Excited state dynamics of Bi3+ centers in cubic Gd2O3

Abstract

Photoluminescence characteristics of Gd2O3:Bi are studied in the 4.2–800 K temperature range by the time-resolved spectroscopy methods. Purely cubic structure of Gd2O3:Bi is confirmed by XRD. The luminescence of Bi3+(S6) and Bi3+(C2) centers is found to arise from the electron transitions from the emitting level of the triplet excited state of Bi3+, corresponding to the 3P1 → 1S0 transitions of the free Bi3+ ion. Relaxation processes in the triplet excited state of Bi3+ ions do not result in the population of the lowest-energy metastable level. The absence of the radiative transitions, corresponding to the 3P0 → 1S0 transitions of the free Bi3+ ion, explains the short (0.3–2.0 μs) decay time of the triplet emission of Bi3+ even at 4.2 K. The conclusion is made that the fast luminescence decay cannot be caused by the mixing of the metastable and emitting levels of the triplet excited state of Bi3+ by the magnetic field created at the Bi3+ site by the magnetically ordered Gd3+ sublattice.

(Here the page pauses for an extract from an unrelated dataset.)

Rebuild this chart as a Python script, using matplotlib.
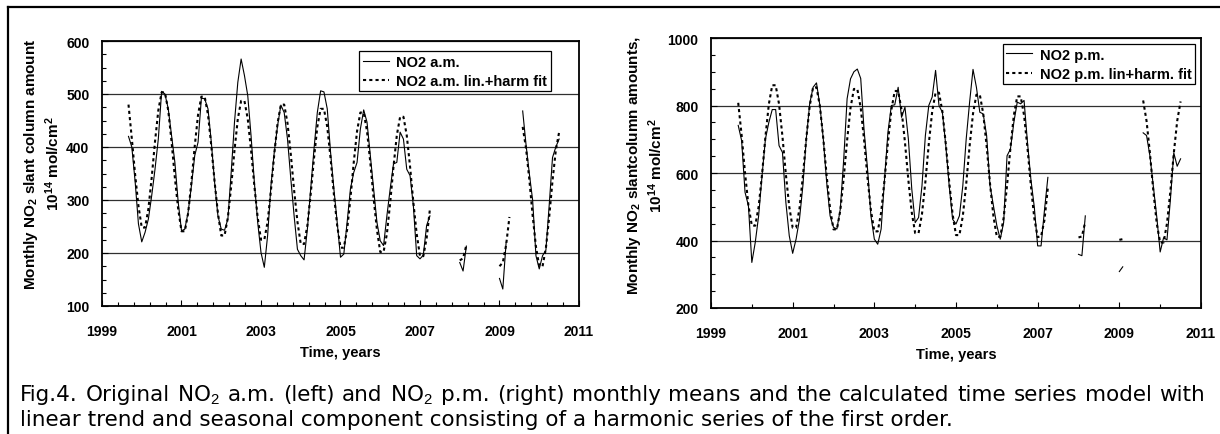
import numpy as np
import matplotlib.pyplot as plt
from matplotlib.ticker import MultipleLocator
from matplotlib.lines import Line2D

plt.rcParams['font.family'] = ['Liberation Sans', 'DejaVu Sans']
plt.rcParams['mathtext.fontset'] = 'custom'
plt.rcParams['mathtext.rm'] = 'Liberation Sans'
plt.rcParams['mathtext.bf'] = 'Liberation Sans:bold'
plt.rcParams['mathtext.it'] = 'Liberation Sans:italic'

# monthly means, Sep 1999 .. Jul 2010 (None = no data)
start_year, start_month, n_months = 1999, 9, 131
N = None

am_obs = [
    420, 400, 335, 255,                                            # 1999
    221, 239, 264, 308, 358, 415, 505, 500, 472, 421, 371, 296,   # 2000
    242, 245, 277, 327, 384, 409, 492, 491, 472, 409, 333, 270,   # 2001
    245, 243, 264, 352, 447, 522, 566, 535, 497, 421, 333, 258,   # 2002
    201, 173, 233, 327, 390, 440, 479, 465, 415, 340, 270, 207,   # 2003
    195, 187, 245, 321, 396, 465, 506, 504, 472, 390, 321, 258,   # 2004
    192, 198, 258, 321, 352, 371, 434, 470, 447, 384, 321, 258,   # 2005
    223, 214, 270, 321, 368, 371, 428, 415, 358, 346, 289, 195,   # 2006
    189, 196, 252, 270, N, N, N, N, N, N, N, N,                   # 2007
    182, 166, 213, N, N, N, N, N, N, N, N, N,                     # 2008
    152, 132, 220, N, N, N, N, 468, 405, 350, 300, 195,           # 2009
    170, 195, 205, 290, 380, 400, 415,                            # 2010
]
am_fit = [
    480, 416, 348, 289,
    248, 248, 283, 342, 410, 469, 503, 503, 469, 410, 342, 283,
    241, 241, 275, 334, 402, 461, 495, 495, 461, 402, 334, 275,
    233, 233, 267, 326, 394, 453, 487, 487, 453, 394, 326, 267,
    225, 225, 259, 318, 386, 445, 480, 480, 445, 386, 318, 259,
    217, 217, 252, 311, 379, 438, 472, 472, 438, 379, 311, 252,
    210, 210, 244, 303, 371, 430, 465, 465, 430, 371, 303, 244,
    202, 202, 236, 295, 363, 422, 457, 457, 422, 363, 295, 236,
    194, 194, 228, 283, N, N, N, N, N, N, N, N,
    186, 190, 215, N, N, N, N, N, N, N, N, N,
    175, 182, 215, 268, N, N, N, 438, 398, 339, 271, 212,
    175, 175, 209, 268, 336, 394, 428,
]
pm_obs = [
    741, 696, 543, 503,
    335, 394, 473, 592, 701, 750, 788, 788, 681, 661, 513, 414,
    362, 404, 463, 562, 701, 805, 854, 867, 800, 701, 572, 473,
    439, 434, 493, 640, 820, 879, 900, 908, 880, 725, 612, 473,
    404, 389, 434, 582, 721, 800, 802, 854, 765, 795, 701, 553,
    453, 468, 562, 711, 800, 825, 904, 800, 780, 681, 562, 463,
    449, 473, 562, 701, 810, 907, 854, 780, 775, 711, 562, 503,
    444, 404, 453, 651, 671, 750, 810, 805, 815, 691, 582, 500,
    384, 384, 490, 587, N, N, N, N, N, N, N, N,
    359, 355, 473, N, N, N, N, N, N, N, N, N,
    308, 322, N, N, N, N, N, 719, 711, 650, 560, 470,
    366, 408, 402, 520, 660, 620, 642,
]
pm_fit = [
    808, 712, 600, 504,
    444, 444, 500, 596, 708, 804, 860, 860, 804, 708, 596, 500,
    438, 438, 494, 590, 702, 798, 854, 854, 798, 702, 590, 494,
    433, 433, 489, 585, 697, 793, 849, 849, 793, 697, 585, 489,
    427, 427, 483, 579, 691, 787, 843, 843, 787, 691, 579, 483,
    422, 422, 478, 574, 686, 782, 838, 838, 782, 686, 574, 478,
    416, 416, 472, 568, 680, 776, 832, 832, 776, 680, 568, 472,
    411, 411, 467, 563, 675, 771, 827, 827, 771, 675, 563, 467,
    410, 412, 461, 557, N, N, N, N, N, N, N, N,
    409, 412, 456, N, N, N, N, N, N, N, N, N,
    402, 404, N, N, N, N, N, 815, 754, 658, 546, 450,
    394, 394, 450, 546, 658, 754, 812,
]

year_ticks = [1999, 2001, 2003, 2005, 2007, 2009, 2011]

caption1 = ("Fig.4. Original NO$_\\mathrm{2}$ a.m. (left) and NO$_\\mathrm{2}$ p.m. (right) "
            "monthly means and the calculated time series model with")
caption2 = ("linear trend and seasonal component consisting of a harmonic "
            "series of the first order.")

W, H = 1220, 435
t = start_year + (start_month - 1 + np.arange(n_months)) / 12.0


def style(ax, ylim, ymaj, ymin, xminor):
    ax.set_xlim(1999, 2011)
    ax.set_ylim(*ylim)
    ax.set_xticks(year_ticks)
    ax.set_xticks(np.arange(1999, 2011.001, xminor), minor=True)
    ax.yaxis.set_major_locator(MultipleLocator(ymaj))
    ax.yaxis.set_minor_locator(MultipleLocator(ymin))
    ax.grid(axis='y', which='major', color='#303030', lw=0.9)
    ax.tick_params(which='both', direction='in', width=0.8)
    ax.tick_params(which='major', length=4)
    ax.tick_params(which='minor', length=3)
    ax.tick_params(axis='x', pad=13, labelsize=10)
    ax.tick_params(axis='y', pad=9, labelsize=10)
    for lab in ax.get_xticklabels() + ax.get_yticklabels():
        lab.set_fontweight('bold')
    for sp in ax.spines.values():
        sp.set_linewidth(1.3)
    ax.set_xlabel('Time, years', fontsize=10.5, fontweight='bold', labelpad=5)


def draw(ax, obs, fit, lab_obs, lab_fit):
    ax.plot(t, np.array(obs, dtype=float), color='black', lw=0.8, label=lab_obs)
    ax.plot(t, np.array(fit, dtype=float), color='black', lw=1.5,
            ls=(0, (1.5, 1.5)), label=lab_fit)


fig = plt.figure(figsize=(W / 100, H / 100), dpi=100)
ax1 = fig.add_axes([102 / W, 1 - 307 / H, 477 / W, 265 / H])
ax2 = fig.add_axes([711 / W, 1 - 309 / H, 490 / W, 270 / H])

draw(ax1, am_obs, am_fit, 'NO2 a.m.', 'NO2 a.m. lin.+harm fit')
draw(ax2, pm_obs, pm_fit, 'NO2 p.m.', 'NO2 p.m. lin+harm. fit')

style(ax1, (100, 600), 100, 25, 0.4)
style(ax2, (200, 1000), 200, 50, 1.0)

ax1.set_ylabel('Monthly NO$_\\mathbf{2}$ slant column amount\n'
               '10$^\\mathbf{14}$ mol/cm$^\\mathbf{2}$',
               fontsize=11, fontweight='bold', linespacing=1.2)
ax1.yaxis.set_label_coords(-0.0835, 0.54)
ax2.set_ylabel('Monthly NO$_\\mathbf{2}$ slantcolumn amounts,\n'
               '10$^\\mathbf{14}$ mol/cm$^\\mathbf{2}$',
               fontsize=11, fontweight='bold', linespacing=1.2)
ax2.yaxis.set_label_coords(-0.094, 0.53)

for ax, anchor in ((ax1, (0.941, 0.962)), (ax2, (0.988, 0.978))):
    leg = ax.legend(loc='upper right', bbox_to_anchor=anchor, borderaxespad=0,
                    fancybox=False, framealpha=1, edgecolor='black',
                    prop={'weight': 'bold', 'size': 10.5}, handlelength=1.8,
                    handletextpad=0.5, borderpad=0.25, labelspacing=0.35)
    leg.get_frame().set_linewidth(0.9)

# outer frame (top and left edges)
fig.add_artist(Line2D([8 / W, 1], [1 - 8 / H, 1 - 8 / H], color='black', lw=1.6))
fig.add_artist(Line2D([8 / W, 8 / W], [0, 1 - 8 / H], color='black', lw=1.6))

# caption, first line spread to the full width
cap_font = dict(fontsize=15.5, family=['DejaVu Sans'], va='baseline')
x_left, x_right = 20, 1205
fig.canvas.draw()
r = fig.canvas.get_renderer()
words = caption1.split(' ')
texts = [fig.text(0, 1 - 401 / H, w, **cap_font) for w in words]
widths = [tx.get_window_extent(r).width for tx in texts]
gap = (x_right - x_left - sum(widths)) / (len(words) - 1)
x = x_left
for tx, w in zip(texts, widths):
    tx.set_x(x / W)
    x += w + gap
fig.text(x_left / W, 1 - 426 / H, caption2, **cap_font)

fig.savefig('out.png', dpi=100)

The electron transfer and recombination processes, resulting in the appearance of the photo- and thermally stimulated electron recombination luminescence of Bi3+(S6) and Bi3+(C2) centers under excitation in the Eexc > 4.3 eV energy region, are also discussed. The energy level positions of the Bi3+(S6) and Bi3+(C2) centers in the band gap of Gd2O3 are estimated.